3. The Smooth Transition (The Glue)
If the Critic just picked the highest-scoring scenes, the video might jump around weirdly (e.g., from a park to a kitchen and back).
- The Fix: The system uses a "smoothing" technique. It treats the scores like a gentle wave rather than a jagged cliff. If a scene is important, the frames right before and after it get a little boost in importance too. This ensures the final video flows naturally, like a well-edited movie rather than a slideshow.
4. The Final Cut
Finally, the system stitches together the highest-scoring frames into a short, cohesive video.

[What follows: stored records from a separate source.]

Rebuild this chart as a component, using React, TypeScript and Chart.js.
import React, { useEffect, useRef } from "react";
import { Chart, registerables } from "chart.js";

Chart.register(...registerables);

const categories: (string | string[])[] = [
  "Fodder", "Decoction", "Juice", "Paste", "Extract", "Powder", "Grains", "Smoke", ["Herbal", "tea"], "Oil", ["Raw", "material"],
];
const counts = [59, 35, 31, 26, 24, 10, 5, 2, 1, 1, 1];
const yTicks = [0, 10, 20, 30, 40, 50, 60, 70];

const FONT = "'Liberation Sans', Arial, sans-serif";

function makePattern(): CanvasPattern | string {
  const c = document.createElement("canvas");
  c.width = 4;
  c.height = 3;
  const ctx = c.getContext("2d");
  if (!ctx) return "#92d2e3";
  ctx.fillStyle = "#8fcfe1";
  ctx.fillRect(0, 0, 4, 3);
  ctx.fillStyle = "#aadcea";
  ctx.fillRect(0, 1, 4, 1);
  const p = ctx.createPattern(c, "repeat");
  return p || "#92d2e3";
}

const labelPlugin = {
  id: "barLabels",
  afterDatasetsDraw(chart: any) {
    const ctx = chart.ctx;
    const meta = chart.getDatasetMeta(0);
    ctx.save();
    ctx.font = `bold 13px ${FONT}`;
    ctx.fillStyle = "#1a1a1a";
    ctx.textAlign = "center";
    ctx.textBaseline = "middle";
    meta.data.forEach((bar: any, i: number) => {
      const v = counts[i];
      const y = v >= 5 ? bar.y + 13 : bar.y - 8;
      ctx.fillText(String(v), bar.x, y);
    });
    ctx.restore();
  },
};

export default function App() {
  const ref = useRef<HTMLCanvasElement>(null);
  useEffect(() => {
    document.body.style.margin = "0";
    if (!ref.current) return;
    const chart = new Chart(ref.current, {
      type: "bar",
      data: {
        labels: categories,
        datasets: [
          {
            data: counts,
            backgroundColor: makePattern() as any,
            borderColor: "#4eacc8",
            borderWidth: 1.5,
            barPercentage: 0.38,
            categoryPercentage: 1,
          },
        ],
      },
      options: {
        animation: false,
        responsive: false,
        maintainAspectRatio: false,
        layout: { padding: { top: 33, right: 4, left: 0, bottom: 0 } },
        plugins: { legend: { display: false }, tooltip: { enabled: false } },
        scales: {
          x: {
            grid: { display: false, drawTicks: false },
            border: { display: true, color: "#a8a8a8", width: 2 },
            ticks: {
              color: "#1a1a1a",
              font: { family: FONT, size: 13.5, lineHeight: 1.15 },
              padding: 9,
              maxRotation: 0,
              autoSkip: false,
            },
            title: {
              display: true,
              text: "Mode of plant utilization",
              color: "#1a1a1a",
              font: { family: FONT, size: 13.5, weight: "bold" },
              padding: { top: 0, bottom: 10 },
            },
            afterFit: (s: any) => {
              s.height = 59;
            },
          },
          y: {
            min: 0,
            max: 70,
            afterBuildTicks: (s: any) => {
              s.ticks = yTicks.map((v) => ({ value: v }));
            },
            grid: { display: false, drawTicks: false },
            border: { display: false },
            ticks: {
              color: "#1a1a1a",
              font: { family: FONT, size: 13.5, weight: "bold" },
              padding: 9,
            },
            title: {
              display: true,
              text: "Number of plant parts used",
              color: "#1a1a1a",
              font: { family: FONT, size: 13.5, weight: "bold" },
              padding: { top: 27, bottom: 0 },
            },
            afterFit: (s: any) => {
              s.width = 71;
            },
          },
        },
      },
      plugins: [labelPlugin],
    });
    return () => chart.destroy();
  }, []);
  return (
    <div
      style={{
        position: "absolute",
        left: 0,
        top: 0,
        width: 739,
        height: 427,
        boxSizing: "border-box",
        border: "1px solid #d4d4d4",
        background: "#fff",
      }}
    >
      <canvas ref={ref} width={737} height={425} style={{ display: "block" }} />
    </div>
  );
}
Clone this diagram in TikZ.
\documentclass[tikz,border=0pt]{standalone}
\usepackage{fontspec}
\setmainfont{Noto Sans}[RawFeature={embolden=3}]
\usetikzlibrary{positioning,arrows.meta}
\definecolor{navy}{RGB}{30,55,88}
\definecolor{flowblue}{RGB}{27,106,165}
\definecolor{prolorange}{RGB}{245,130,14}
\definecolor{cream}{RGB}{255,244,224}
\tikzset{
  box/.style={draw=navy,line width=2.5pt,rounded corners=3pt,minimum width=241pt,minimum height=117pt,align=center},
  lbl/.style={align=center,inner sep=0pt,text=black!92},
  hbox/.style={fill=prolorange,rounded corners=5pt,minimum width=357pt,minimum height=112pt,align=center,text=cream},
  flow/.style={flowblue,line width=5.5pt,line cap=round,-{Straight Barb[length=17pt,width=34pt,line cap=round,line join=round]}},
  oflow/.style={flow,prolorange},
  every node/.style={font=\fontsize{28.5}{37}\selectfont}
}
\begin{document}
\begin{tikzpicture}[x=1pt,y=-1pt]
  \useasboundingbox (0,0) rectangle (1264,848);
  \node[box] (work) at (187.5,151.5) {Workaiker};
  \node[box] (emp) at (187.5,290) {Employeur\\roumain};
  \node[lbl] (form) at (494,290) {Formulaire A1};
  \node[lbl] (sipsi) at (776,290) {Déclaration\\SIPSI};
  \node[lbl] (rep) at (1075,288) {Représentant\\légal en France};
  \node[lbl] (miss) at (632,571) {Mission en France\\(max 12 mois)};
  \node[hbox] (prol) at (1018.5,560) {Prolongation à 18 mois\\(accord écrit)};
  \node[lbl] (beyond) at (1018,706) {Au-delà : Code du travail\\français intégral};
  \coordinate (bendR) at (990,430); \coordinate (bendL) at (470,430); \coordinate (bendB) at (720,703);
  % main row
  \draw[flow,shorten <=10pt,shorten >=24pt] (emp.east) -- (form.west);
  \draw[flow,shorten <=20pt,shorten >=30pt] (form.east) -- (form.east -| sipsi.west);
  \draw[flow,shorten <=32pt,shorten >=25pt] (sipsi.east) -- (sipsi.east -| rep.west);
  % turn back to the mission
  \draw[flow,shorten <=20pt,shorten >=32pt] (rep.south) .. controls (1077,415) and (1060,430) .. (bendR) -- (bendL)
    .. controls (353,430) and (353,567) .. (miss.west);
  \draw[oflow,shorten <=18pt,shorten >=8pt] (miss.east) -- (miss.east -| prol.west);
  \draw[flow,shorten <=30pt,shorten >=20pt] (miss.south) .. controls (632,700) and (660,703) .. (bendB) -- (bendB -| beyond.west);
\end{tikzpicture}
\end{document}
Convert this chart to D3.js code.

- The Outcome: You get a custom highlight reel that fits your specific request, created without the computer ever needing to be "taught" with a massive dataset first.
Why is this a Big Deal?
- No Training Required: Most video editors are like students who have to study for years on specific textbooks (datasets) before they can do a job. This new method is like a genius who can read any book instantly. It works on any video, from a cooking show to a security camera, without needing prior practice.
- You are the Director: You can ask for anything. "Show me only the parts where people are laughing," or "Remove any violence." The system understands natural language, not just code.
- Beating the Experts: Surprisingly, this "no-training" method actually performs better than many complex, training-heavy methods that have been studied for years.
The "Secret Sauce"
The authors also created a new test called VidSum-Reason. Imagine asking a computer, "Show me the parts where the character realizes they are lost." This requires the AI to understand feelings and logic, not just spot a "person" or a "car." This new tool is one of the first to handle these deep, thinking-based requests successfully.
In short: This paper gives us a universal video summarizer that listens to your voice, understands your intent, and edits your videos instantly, all without needing to be trained on a mountain of data first. It turns the chaotic flood of video data into a personalized, readable story.